__TASK__
Every line of the data that contains the string "this" must be copied.

__RECORDS SHOWN__

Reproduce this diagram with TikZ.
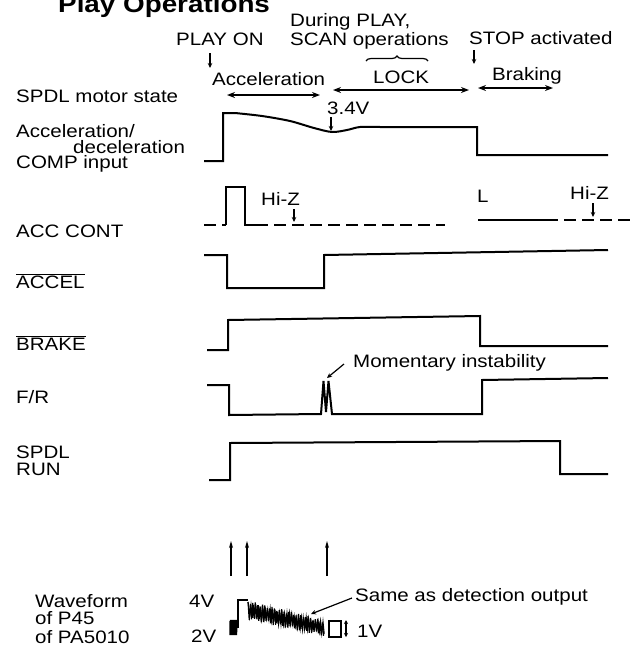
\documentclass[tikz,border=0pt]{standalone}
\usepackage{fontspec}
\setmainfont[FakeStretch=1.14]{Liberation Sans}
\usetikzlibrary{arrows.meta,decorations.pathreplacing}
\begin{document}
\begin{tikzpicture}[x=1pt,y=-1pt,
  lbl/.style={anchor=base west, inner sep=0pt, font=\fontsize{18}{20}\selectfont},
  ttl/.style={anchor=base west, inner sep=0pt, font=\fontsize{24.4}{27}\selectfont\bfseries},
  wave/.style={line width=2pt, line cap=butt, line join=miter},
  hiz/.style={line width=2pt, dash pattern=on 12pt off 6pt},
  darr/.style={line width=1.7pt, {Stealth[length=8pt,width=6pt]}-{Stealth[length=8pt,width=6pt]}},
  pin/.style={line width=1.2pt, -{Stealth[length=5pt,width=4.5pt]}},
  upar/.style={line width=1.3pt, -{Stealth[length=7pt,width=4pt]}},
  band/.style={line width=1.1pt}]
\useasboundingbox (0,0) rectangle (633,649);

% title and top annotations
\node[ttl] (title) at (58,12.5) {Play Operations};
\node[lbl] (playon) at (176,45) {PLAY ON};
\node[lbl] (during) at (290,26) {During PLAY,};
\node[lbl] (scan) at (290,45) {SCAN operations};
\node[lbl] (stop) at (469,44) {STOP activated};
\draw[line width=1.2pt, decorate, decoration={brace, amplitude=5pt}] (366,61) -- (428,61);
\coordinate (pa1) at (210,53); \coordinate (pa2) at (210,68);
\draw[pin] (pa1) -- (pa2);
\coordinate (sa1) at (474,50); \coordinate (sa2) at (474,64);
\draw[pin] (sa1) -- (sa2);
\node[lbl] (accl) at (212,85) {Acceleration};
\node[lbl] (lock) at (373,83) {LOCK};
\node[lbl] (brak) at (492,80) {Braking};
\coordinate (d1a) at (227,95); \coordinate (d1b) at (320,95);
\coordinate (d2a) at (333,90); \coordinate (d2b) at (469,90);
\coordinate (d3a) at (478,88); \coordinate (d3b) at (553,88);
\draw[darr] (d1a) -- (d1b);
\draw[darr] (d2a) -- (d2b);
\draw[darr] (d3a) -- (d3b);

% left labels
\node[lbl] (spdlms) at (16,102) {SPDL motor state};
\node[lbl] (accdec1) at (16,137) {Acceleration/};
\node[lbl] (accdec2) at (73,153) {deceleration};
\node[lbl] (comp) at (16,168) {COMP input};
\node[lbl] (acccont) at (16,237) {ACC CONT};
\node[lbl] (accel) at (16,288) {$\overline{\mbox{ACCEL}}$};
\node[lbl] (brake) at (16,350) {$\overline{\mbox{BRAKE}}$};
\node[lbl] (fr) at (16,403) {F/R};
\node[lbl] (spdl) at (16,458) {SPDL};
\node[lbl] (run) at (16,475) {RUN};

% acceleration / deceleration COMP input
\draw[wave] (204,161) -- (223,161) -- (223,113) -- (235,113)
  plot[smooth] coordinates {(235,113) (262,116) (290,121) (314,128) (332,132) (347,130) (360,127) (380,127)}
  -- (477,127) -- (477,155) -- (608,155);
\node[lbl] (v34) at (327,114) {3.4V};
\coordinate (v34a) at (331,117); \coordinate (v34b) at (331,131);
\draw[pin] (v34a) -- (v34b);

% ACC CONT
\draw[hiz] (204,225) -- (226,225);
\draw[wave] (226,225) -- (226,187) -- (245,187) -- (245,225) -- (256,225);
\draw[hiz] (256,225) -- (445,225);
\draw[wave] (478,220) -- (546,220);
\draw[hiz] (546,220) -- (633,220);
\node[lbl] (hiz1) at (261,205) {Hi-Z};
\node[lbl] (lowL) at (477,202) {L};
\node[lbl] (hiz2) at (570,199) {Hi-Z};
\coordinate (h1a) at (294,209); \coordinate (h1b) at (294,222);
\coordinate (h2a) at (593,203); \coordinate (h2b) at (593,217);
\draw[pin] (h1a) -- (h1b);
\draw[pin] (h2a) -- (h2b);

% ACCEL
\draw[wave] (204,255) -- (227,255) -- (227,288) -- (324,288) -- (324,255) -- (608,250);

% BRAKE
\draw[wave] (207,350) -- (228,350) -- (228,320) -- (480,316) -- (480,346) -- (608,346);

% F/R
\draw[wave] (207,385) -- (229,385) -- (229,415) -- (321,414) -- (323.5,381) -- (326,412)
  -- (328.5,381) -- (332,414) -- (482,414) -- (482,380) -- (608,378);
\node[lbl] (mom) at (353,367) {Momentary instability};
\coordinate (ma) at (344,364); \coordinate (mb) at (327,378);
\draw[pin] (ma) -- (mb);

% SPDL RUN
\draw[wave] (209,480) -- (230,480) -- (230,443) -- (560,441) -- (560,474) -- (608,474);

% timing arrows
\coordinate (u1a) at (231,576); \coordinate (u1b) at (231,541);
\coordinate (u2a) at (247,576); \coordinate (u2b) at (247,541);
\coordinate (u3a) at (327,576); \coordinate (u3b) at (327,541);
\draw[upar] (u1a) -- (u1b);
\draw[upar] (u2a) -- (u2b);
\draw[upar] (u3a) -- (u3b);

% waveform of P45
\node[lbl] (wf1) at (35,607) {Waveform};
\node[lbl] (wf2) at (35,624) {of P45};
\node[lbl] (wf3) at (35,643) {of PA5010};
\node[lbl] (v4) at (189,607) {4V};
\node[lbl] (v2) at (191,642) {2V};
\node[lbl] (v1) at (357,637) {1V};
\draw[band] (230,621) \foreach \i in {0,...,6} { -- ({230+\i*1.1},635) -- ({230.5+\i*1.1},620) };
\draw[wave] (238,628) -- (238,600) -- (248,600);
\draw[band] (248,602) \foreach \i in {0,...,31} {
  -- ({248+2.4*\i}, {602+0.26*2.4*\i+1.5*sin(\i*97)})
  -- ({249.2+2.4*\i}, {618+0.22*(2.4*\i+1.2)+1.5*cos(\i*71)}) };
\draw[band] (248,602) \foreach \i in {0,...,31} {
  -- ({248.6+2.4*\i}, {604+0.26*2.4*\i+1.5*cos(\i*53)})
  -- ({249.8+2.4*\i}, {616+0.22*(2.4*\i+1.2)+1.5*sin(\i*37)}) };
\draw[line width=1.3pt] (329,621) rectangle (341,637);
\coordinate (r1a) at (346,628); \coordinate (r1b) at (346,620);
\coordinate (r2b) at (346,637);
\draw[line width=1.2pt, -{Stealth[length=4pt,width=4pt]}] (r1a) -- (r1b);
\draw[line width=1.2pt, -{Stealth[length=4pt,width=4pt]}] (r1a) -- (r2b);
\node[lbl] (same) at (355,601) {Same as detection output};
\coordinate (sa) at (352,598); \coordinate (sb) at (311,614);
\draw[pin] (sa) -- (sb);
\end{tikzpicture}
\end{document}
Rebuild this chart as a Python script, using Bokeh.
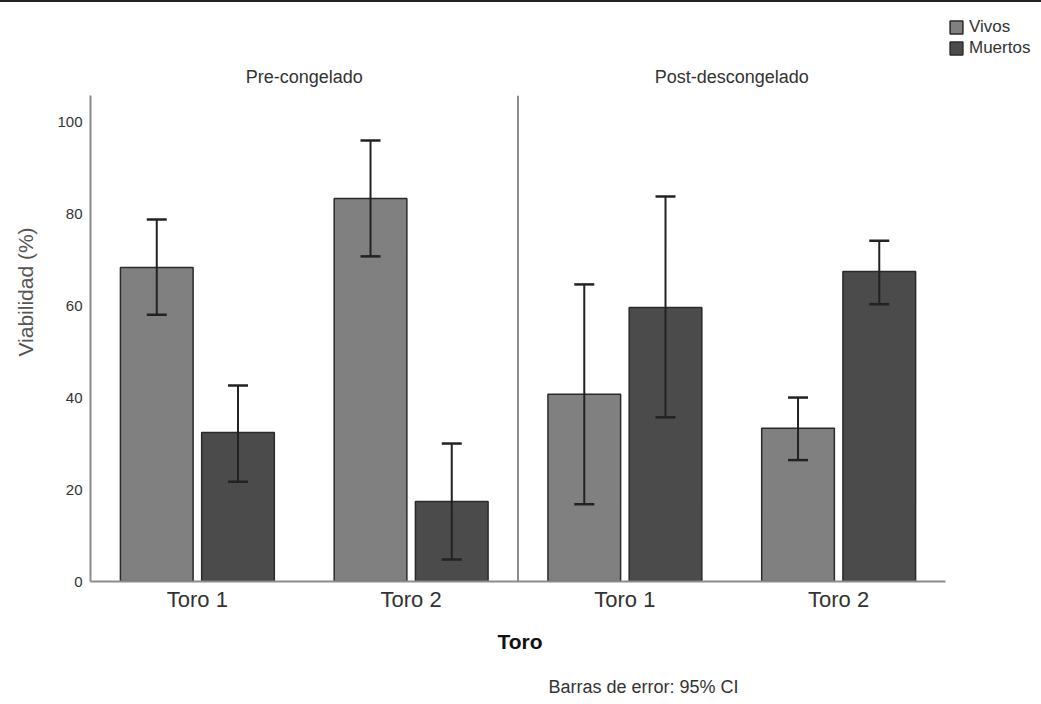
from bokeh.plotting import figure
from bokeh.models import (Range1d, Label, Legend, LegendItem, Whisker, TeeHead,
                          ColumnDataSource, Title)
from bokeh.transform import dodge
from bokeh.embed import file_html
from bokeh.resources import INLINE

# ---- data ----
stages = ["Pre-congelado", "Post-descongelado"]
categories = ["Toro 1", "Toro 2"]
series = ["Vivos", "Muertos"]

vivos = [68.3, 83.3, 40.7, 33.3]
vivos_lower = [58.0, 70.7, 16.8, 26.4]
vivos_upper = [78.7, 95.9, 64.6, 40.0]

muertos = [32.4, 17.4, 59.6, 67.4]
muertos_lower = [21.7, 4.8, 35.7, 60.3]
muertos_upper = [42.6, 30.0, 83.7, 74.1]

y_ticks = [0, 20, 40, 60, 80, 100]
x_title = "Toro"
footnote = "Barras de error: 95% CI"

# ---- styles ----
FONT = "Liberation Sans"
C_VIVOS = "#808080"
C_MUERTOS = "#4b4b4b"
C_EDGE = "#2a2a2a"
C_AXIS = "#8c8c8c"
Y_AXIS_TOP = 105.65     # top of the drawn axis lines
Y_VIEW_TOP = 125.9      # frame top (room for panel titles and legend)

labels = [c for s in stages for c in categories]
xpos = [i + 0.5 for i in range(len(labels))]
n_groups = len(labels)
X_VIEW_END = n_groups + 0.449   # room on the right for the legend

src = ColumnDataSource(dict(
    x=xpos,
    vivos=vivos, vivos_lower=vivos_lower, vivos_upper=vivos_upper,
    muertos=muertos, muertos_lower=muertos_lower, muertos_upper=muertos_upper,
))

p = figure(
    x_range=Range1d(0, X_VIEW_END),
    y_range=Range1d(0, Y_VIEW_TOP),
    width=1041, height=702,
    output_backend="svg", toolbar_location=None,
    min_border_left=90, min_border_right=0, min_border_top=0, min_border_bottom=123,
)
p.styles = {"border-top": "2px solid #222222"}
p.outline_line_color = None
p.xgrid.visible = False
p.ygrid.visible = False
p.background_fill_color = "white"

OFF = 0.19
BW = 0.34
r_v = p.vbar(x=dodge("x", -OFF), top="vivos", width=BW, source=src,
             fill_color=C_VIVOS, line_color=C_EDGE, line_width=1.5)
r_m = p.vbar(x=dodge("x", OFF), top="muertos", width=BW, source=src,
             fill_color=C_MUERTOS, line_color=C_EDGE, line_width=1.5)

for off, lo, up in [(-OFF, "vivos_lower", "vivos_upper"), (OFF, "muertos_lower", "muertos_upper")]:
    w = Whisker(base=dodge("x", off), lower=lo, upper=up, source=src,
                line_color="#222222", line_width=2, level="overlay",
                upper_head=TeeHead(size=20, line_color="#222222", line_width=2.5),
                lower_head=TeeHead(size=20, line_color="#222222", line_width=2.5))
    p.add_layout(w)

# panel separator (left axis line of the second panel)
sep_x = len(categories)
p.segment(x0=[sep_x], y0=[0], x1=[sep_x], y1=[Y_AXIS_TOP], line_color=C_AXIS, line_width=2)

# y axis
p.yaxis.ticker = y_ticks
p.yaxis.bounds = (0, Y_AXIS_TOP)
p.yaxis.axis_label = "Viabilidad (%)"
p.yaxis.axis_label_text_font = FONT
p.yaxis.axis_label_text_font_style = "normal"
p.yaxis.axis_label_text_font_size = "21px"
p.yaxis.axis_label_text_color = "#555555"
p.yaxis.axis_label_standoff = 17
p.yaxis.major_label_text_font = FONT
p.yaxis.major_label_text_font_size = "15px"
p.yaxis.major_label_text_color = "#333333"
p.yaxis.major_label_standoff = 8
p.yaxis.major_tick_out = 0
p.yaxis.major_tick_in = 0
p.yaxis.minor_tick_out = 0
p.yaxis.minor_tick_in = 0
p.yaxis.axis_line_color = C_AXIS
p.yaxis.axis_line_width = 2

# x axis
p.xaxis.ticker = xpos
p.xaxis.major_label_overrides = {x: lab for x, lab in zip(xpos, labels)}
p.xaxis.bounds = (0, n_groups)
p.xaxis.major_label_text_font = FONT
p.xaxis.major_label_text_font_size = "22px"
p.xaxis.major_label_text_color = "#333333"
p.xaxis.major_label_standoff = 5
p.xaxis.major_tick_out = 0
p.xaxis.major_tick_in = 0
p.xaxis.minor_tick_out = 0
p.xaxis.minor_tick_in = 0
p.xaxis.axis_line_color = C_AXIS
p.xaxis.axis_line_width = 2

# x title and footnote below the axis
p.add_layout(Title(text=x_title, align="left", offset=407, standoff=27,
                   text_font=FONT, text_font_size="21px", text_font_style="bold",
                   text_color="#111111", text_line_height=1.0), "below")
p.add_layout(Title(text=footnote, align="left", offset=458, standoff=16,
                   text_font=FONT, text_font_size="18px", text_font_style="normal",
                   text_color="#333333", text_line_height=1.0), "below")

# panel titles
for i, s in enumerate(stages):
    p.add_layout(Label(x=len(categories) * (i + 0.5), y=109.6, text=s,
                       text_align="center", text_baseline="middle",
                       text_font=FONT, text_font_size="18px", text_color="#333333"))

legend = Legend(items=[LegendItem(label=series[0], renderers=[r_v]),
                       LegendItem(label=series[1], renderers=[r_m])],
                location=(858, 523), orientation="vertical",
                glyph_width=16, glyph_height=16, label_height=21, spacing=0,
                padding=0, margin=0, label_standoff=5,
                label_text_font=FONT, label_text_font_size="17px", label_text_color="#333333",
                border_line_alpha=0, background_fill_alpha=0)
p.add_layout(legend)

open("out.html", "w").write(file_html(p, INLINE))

__TASK RESPONSE__
Reproduce this diagram with TikZ.
Rebuild this chart as a Python script, using Bokeh.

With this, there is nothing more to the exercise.